__Given request__. Return the records from the first line through the line containing "accuracy = [0.612, 0.678]", and leave out the pictures.
** START OF Material for the task **
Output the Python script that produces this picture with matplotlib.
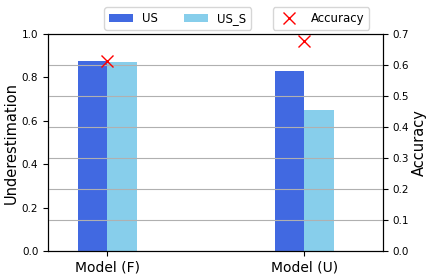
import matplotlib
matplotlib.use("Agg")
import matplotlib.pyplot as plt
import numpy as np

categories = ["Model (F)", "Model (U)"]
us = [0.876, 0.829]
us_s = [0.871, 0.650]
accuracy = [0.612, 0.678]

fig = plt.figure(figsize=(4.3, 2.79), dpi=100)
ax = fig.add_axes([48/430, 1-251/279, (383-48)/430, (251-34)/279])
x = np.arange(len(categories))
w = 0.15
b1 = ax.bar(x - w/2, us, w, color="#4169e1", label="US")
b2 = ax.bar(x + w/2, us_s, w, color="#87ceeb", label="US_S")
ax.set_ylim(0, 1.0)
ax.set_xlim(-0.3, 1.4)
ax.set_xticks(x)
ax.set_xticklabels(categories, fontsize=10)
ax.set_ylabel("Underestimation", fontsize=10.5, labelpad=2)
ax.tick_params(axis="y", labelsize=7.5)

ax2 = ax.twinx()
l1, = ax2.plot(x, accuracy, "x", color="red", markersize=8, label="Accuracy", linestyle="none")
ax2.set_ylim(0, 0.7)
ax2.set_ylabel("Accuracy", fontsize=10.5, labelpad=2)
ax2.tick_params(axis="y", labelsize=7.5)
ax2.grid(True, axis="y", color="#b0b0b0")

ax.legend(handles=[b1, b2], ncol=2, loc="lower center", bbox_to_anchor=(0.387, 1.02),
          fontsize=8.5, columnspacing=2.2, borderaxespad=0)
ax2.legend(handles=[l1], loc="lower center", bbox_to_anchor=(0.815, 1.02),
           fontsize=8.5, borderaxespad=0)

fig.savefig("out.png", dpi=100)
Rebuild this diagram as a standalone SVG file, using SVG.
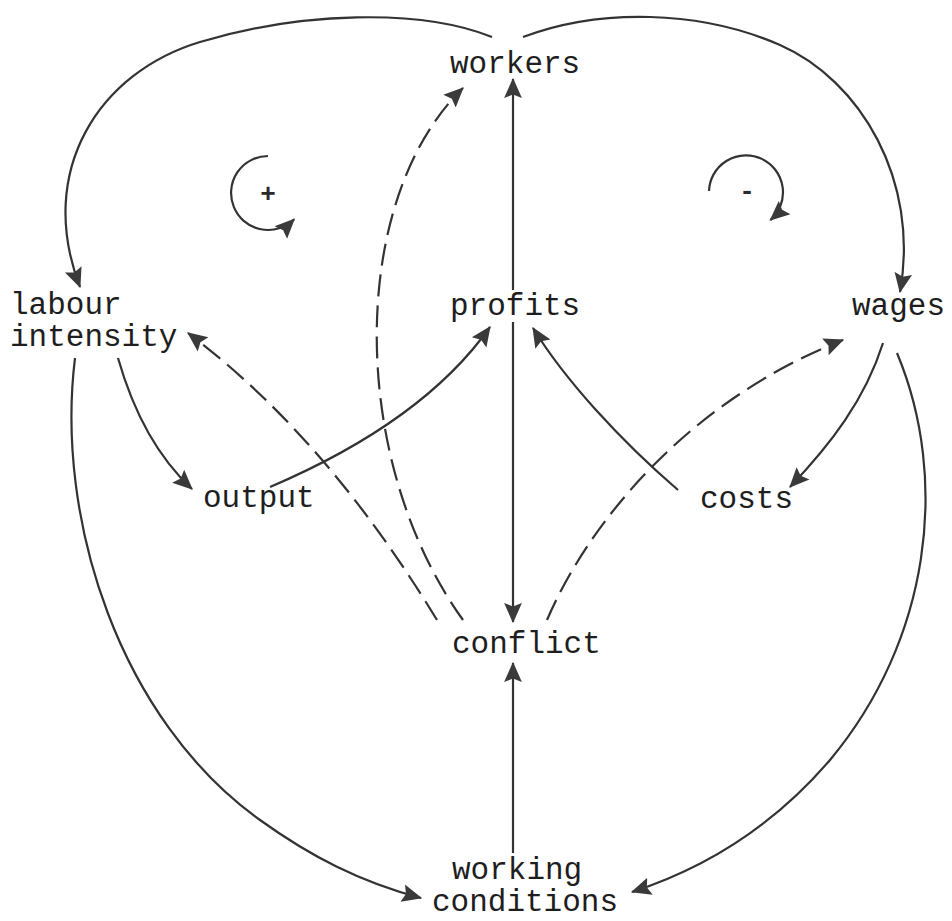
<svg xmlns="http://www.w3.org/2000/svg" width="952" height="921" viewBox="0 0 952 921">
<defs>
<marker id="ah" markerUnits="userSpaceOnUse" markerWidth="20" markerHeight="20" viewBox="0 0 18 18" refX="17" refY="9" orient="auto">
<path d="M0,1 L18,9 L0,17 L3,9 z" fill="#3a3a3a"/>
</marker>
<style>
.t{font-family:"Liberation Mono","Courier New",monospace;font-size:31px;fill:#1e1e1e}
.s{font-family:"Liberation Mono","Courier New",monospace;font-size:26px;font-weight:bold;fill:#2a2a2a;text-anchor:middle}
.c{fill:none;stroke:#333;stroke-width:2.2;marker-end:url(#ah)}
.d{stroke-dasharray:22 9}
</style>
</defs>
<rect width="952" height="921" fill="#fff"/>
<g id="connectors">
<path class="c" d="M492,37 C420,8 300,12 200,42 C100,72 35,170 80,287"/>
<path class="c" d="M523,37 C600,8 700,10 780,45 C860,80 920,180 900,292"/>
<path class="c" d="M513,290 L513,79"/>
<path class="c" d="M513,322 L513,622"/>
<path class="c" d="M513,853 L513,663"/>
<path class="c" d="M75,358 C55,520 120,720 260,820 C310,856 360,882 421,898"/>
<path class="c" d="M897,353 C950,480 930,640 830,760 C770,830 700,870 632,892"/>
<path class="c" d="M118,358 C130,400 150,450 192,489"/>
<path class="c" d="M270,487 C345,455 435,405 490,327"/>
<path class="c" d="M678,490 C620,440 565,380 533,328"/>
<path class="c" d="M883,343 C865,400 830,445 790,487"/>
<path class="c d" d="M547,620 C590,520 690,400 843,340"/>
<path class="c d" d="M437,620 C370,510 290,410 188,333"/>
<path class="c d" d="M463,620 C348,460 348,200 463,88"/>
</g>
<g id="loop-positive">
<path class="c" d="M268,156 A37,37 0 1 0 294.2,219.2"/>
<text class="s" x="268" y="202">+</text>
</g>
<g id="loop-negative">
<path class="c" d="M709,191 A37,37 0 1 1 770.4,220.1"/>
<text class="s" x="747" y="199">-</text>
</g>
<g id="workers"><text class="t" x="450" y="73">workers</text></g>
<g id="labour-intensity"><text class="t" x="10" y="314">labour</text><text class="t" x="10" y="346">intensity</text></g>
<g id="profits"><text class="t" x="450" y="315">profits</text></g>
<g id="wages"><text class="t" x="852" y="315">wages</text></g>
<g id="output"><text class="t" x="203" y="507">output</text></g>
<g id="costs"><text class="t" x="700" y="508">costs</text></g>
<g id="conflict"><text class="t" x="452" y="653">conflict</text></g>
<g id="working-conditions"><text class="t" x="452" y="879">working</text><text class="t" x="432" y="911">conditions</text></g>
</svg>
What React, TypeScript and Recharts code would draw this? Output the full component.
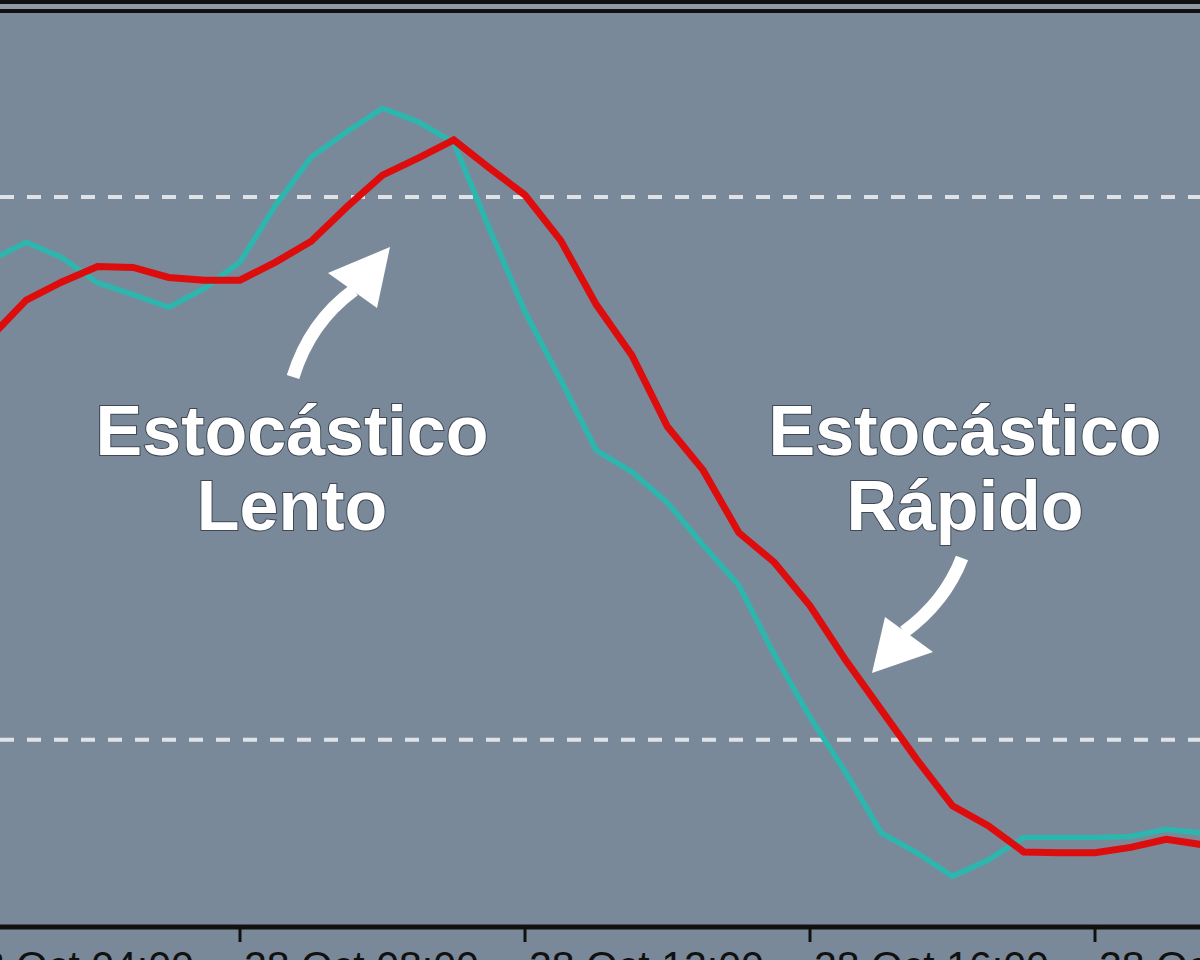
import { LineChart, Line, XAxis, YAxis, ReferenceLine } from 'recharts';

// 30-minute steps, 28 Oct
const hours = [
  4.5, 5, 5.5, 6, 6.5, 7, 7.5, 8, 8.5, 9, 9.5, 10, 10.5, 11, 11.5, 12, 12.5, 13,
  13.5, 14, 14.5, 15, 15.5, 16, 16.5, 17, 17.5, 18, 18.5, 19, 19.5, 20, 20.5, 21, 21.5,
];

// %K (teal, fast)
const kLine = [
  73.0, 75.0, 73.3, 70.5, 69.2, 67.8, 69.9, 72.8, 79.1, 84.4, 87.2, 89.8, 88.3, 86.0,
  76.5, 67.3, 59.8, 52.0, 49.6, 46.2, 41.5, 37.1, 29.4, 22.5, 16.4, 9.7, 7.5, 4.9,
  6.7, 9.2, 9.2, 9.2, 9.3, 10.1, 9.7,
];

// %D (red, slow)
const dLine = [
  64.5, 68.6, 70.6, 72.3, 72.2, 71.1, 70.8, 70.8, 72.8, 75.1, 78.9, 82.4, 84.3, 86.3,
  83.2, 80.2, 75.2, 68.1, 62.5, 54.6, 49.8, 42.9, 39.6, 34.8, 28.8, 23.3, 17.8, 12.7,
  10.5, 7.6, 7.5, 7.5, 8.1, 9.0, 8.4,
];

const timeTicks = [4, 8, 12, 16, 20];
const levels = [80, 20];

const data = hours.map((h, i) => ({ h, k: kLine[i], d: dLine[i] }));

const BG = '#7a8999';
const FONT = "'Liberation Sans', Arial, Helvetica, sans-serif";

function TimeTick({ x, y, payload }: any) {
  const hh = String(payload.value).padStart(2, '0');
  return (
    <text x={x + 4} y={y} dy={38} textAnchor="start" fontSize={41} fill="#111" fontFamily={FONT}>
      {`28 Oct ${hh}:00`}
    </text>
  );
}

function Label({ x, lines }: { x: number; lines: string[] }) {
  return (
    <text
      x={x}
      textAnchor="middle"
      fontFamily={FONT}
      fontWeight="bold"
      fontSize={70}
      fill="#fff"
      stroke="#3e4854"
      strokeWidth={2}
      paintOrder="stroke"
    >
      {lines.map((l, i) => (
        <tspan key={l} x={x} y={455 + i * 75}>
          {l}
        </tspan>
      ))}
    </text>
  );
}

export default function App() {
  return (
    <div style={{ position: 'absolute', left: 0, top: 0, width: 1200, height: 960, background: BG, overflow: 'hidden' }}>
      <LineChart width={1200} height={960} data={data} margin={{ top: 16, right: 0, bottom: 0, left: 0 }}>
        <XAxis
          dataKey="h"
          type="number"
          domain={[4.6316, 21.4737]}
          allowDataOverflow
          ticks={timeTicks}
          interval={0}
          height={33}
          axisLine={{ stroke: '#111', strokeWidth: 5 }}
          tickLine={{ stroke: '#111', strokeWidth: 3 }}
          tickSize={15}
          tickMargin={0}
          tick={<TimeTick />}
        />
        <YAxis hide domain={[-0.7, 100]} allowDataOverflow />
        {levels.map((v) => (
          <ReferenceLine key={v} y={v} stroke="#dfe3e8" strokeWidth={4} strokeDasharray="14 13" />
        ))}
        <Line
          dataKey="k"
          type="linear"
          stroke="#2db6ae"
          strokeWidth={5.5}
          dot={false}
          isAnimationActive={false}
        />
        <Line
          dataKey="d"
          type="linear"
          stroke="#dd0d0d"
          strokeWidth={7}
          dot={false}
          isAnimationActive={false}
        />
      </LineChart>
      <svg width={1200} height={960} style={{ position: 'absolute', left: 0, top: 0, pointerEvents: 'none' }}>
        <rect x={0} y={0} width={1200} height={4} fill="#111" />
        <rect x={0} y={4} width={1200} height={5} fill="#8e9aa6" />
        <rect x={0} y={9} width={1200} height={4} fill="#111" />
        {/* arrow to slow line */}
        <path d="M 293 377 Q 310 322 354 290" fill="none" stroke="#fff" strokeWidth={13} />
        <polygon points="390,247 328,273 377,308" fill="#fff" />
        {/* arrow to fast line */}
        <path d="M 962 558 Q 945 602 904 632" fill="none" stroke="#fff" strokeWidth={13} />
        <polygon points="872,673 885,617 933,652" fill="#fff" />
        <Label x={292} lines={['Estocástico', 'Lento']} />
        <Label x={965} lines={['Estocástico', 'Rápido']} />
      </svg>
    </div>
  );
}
** END OF Material for the task **
__Solved exercise__.
Output the Python script that produces this picture with matplotlib.
import matplotlib
matplotlib.use("Agg")
import matplotlib.pyplot as plt
import numpy as np

categories = ["Model (F)", "Model (U)"]
us = [0.876, 0.829]
us_s = [0.871, 0.650]
accuracy = [0.612, 0.678]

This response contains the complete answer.